THE HAGUE, Netherlands, Oct. 31 (UPI) -- Royal Dutch Shell said Thursday it was moving ahead with a project in Alberta, Canada, expected to produce 80,000 barrels of oil per day.
"I'm pleased we're moving ahead with this important project," Lorraine Mitchelmore, a vice president in charge of heavy oil developments, said in a statement. "Our decision to invest in Carmon Creek has been carefully studied with the goal of designing a project that is competitive from a commercial, technological and environmental perspective."
Shell owns a 100 percent stake in the Carmon Creek facility. Heavier grades of Canadian oil are too thick to flow naturally so Shell will use a steam injection system to heat the oil and reduce its viscosity.
"Once the project is up and running the aim is to virtually eliminate the need for freshwater use for steam generation through recycling of water produced with the oil," the company explained.

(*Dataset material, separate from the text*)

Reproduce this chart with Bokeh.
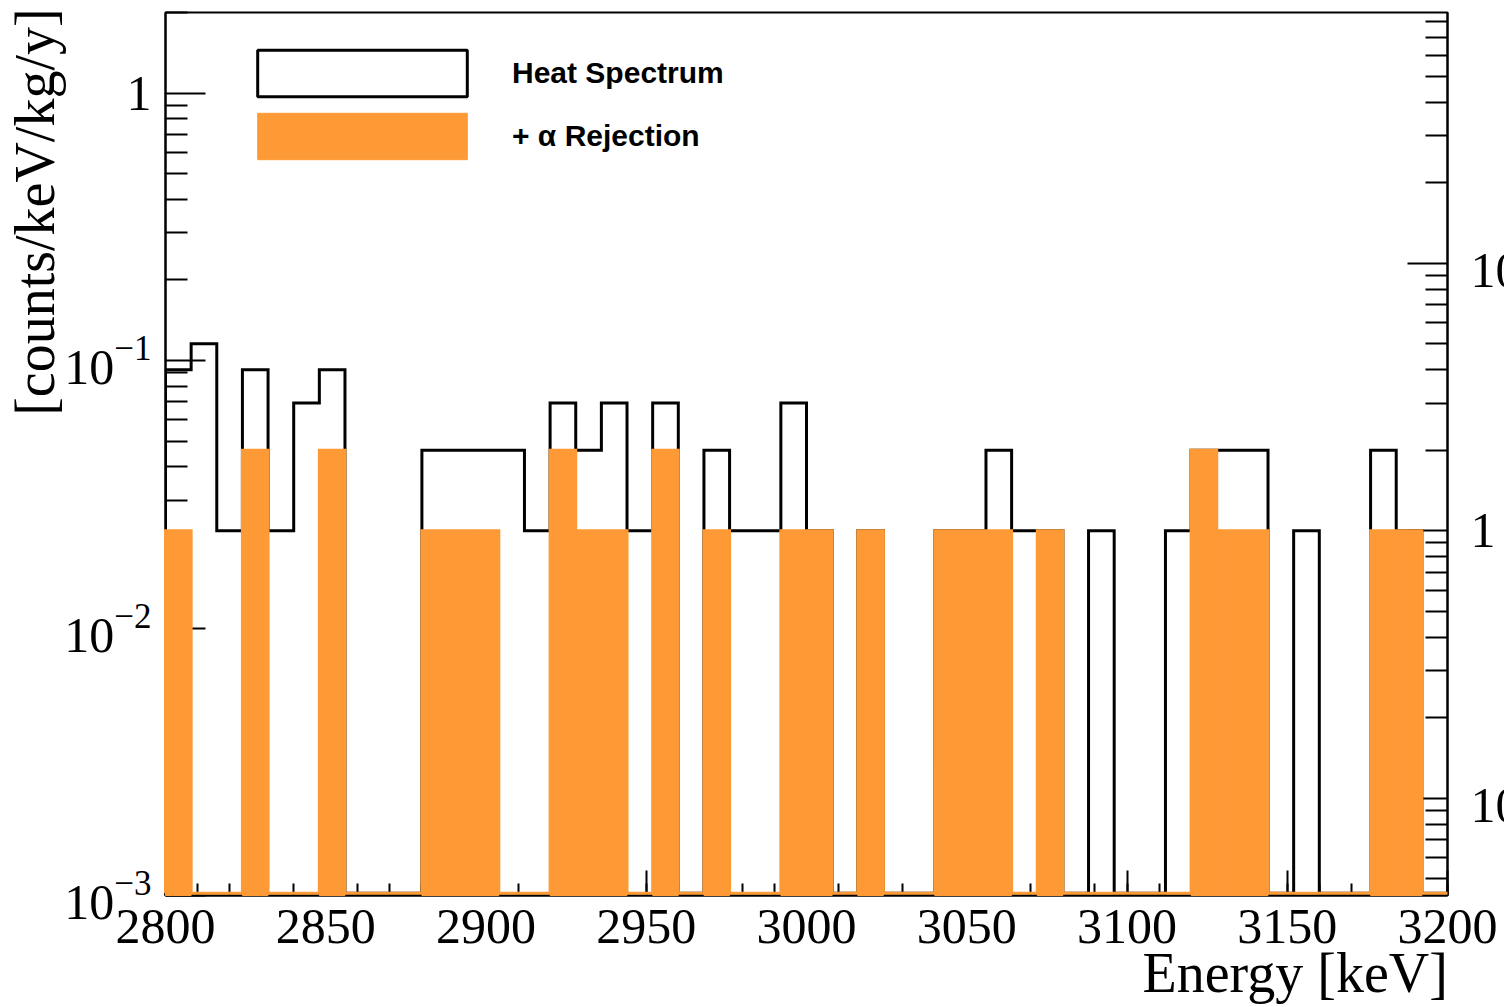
import json
import math
import numpy as np
from bokeh.plotting import figure
from bokeh.models import (Range1d, LogAxis, LinearAxis, LogScale, FixedTicker, SingleIntervalTicker,
                          LogTickFormatter, CustomJSTickFormatter, Legend, LegendItem)
from bokeh.embed import file_html
from bokeh.resources import INLINE

# ---------------- data ----------------
E_MIN, E_MAX, BIN_WIDTH = 2800.0, 3200.0, 8.0
# events per 8 keV bin
heat_counts = [4, 5, 1, 4, 1, 3, 4, 0, 0, 0,
               2, 2, 2, 2, 1, 3, 2, 3, 1, 3,
               0, 2, 1, 1, 3, 1, 0, 1, 0, 0,
               1, 1, 2, 1, 1, 0, 1, 0, 0, 1,
               2, 2, 2, 0, 1, 0, 0, 2, 1, 0]
alpha_rej_counts = [1, 0, 0, 2, 0, 0, 2, 0, 0, 0,
                    1, 1, 1, 0, 0, 2, 1, 1, 0, 2,
                    0, 1, 0, 0, 1, 1, 0, 1, 0, 0,
                    1, 1, 1, 0, 1, 0, 0, 0, 0, 0,
                    2, 1, 1, 0, 0, 0, 0, 1, 1, 0]
RATE_PER_COUNT = 0.0231          # counts/keV/kg/y for one event in a bin
Y_MIN, Y_MAX = 1e-3, 2.0
ZERO_LEVEL = 1.02e-3             # where empty bins are drawn (just above the axis floor)
left_major_ticks = [1e-3, 1e-2, 1e-1, 1.0]
right_major_ticks = [0.1, 1.0, 10.0]
x_tick_step = 50
legend_labels = ["Heat Spectrum", "+ \u03b1 Rejection"]
x_title = "Energy [keV]"
y_title = "[counts/keV/kg/y]"

ORANGE = "#FE9A36"
SERIF = "Liberation Serif"
TITLE_PX = 56

# ---------------- derived ----------------
edges = E_MIN + BIN_WIDTH * np.arange(len(heat_counts) + 1)
heat_rate = np.array(heat_counts, dtype=float) * RATE_PER_COUNT
alpha_rate = np.array(alpha_rej_counts, dtype=float) * RATE_PER_COUNT


def step_path(vals):
    v = np.where(vals > 0, vals, ZERO_LEVEL)
    xs, ys = [float(edges[0])], [ZERO_LEVEL]
    for i, val in enumerate(v):
        xs += [float(edges[i]), float(edges[i + 1])]
        ys += [float(val), float(val)]
    xs.append(float(edges[-1]))
    ys.append(ZERO_LEVEL)
    return xs, ys


VIEW_W, VIEW_H = 1504, 1007          # visible page area (the right tick labels run off it, as in the original)
ML, MT, MB = 165, 12, 112
FW = 1447 - ML
MR = 120
W, H = ML + FW + MR, VIEW_H
FH = H - MT - MB
PX_PER_KEV = FW / (E_MAX - E_MIN)
PX_PER_DECADE = FH / math.log10(Y_MAX / Y_MIN)

p = figure(width=W, height=H, x_range=Range1d(E_MIN, E_MAX), y_range=Range1d(Y_MIN, Y_MAX),
           y_axis_type="log", output_backend="svg", toolbar_location=None,
           min_border_left=ML, min_border_right=MR, min_border_top=MT, min_border_bottom=MB)
p.grid.visible = False
p.outline_line_color = "black"
p.outline_line_width = 2
p.background_fill_color = "white"
p.border_fill_color = "white"

# black heat-spectrum histogram
hx, hy = step_path(heat_rate)
r_heat = p.line(hx, hy, line_color="black", line_width=3, line_join="miter")

# orange alpha-rejected histogram (fill + outline), drawn above the axis ticks as in the original
mask = alpha_rate > 0
r_orange = p.quad(left=edges[:-1][mask], right=edges[1:][mask], bottom=Y_MIN, top=alpha_rate[mask],
                  fill_color=ORANGE, line_color=ORANGE, line_width=1, level="annotation")
ox, oy = step_path(alpha_rate)
p.line(ox, oy, line_color=ORANGE, line_width=3, line_join="miter", level="annotation")

# ---------------- axes ----------------
xa = p.xaxis[0]
xa.ticker = SingleIntervalTicker(interval=x_tick_step, num_minor_ticks=5)
xa.major_tick_in, xa.major_tick_out = 25, 0
xa.minor_tick_in, xa.minor_tick_out = 12, 0
xa.major_label_standoff = 14

ya = p.yaxis[0]
ya.ticker = FixedTicker(ticks=left_major_ticks,
                        minor_ticks=[m * d for d in left_major_ticks for m in range(2, 10)])
ya.formatter = LogTickFormatter(min_exponent=1)
ya.major_tick_in, ya.major_tick_out = 40, 0
ya.minor_tick_in, ya.minor_tick_out = 22, 0
ya.major_label_standoff = 14

# right axis in raw counts
p.extra_y_ranges = {"counts": Range1d(Y_MIN / RATE_PER_COUNT, Y_MAX / RATE_PER_COUNT)}
p.extra_y_scales = {"counts": LogScale()}
ra = LogAxis(y_range_name="counts",
             ticker=FixedTicker(ticks=right_major_ticks,
                                minor_ticks=[m * d for d in [0.01] + right_major_ticks for m in range(2, 10)]),
             formatter=LogTickFormatter(min_exponent=1),
             major_tick_in=40, major_tick_out=0, minor_tick_in=22, minor_tick_out=0,
             major_label_standoff=23)
p.add_layout(ra, "right")

for ax in (xa, ya, ra):
    ax.axis_line_width = 2
    ax.axis_line_color = "black"
    ax.major_tick_line_width = 2
    ax.minor_tick_line_width = 2
    ax.major_tick_line_color = "black"
    ax.minor_tick_line_color = "black"
    ax.major_label_text_font = SERIF
    ax.major_label_text_font_size = "50px"
    ax.major_label_text_color = "black"

# axis titles, right-/top-aligned as in ROOT (single-label axes stacked outside the tick labels)
x_title_width_px = 5.44 * TITLE_PX
x_title_pos = E_MAX - 0.5 * x_title_width_px / PX_PER_KEV
xt = LinearAxis(ticker=FixedTicker(ticks=[x_title_pos], minor_ticks=[]),
                formatter=CustomJSTickFormatter(code="return " + json.dumps(x_title)),
                major_label_standoff=-4)
p.add_layout(xt, "below")

y_title_len_px = 7.13 * TITLE_PX
y_title_pos = Y_MAX * 10 ** (-(0.5 * y_title_len_px) / PX_PER_DECADE)
yt = LinearAxis(ticker=FixedTicker(ticks=[y_title_pos], minor_ticks=[]),
                formatter=CustomJSTickFormatter(code="return " + json.dumps(y_title)),
                major_label_orientation="parallel",
                major_label_standoff=-5)
p.add_layout(yt, "left")

for ax in (xt, yt):
    ax.axis_line_alpha = 0
    ax.major_tick_line_alpha = 0
    ax.minor_tick_line_alpha = 0
    ax.major_tick_in = ax.major_tick_out = 0
    ax.minor_tick_in = ax.minor_tick_out = 0
    ax.major_label_text_font = SERIF
    ax.major_label_text_font_size = f"{TITLE_PX}px"
    ax.major_label_text_color = "black"

# legend-only renderer for the heat spectrum box
r_heat_leg = p.quad(left=[E_MIN], right=[E_MIN], top=[Y_MIN], bottom=[Y_MIN], fill_alpha=0,
                    line_color="black", line_width=3)

# legend (area glyphs are inset by 10% inside the glyph cell)
GLW, GLH, GSP = 262, 58, 5
legend = Legend(items=[LegendItem(label=legend_labels[0], renderers=[r_heat_leg]),
                       LegendItem(label=legend_labels[1], renderers=[r_orange])],
                location=(257 - ML - 26, FH - (50 - MT - 6) - (2 * GLH + GSP)))
legend.padding = 0
legend.margin = 0
legend.spacing = GSP
legend.glyph_width = GLW
legend.glyph_height = GLH
legend.label_height = GLH
legend.label_standoff = 19
legend.label_text_font = "Liberation Sans"
legend.label_text_font_style = "bold"
legend.label_text_font_size = "30px"
legend.label_text_color = "black"
legend.border_line_alpha = 0
legend.background_fill_alpha = 0
p.add_layout(legend)

html = file_html(p, INLINE)
# clip the page to the window size so the off-edge right labels are cut as in the original
html = html.replace("<body>", f'<body><div style="width:{VIEW_W}px;height:{VIEW_H}px;overflow:hidden;">', 1)
idx = html.rfind("</body>")
html = html[:idx] + "</div>" + html[idx:]
open("out.html", "w").write(html)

Canadian Natural Resources Ltd. reported in May oil was seeping to the surface at locations near the Cold Lake Air Weapons Range in Alberta. The company was using a steam-injection system to pressurize and warm oil for extraction. Alberta energy regulators ordered the company to stop using the process to control the seepage.
Shell gave no information on the total investments targeted for the Carmon Creek project.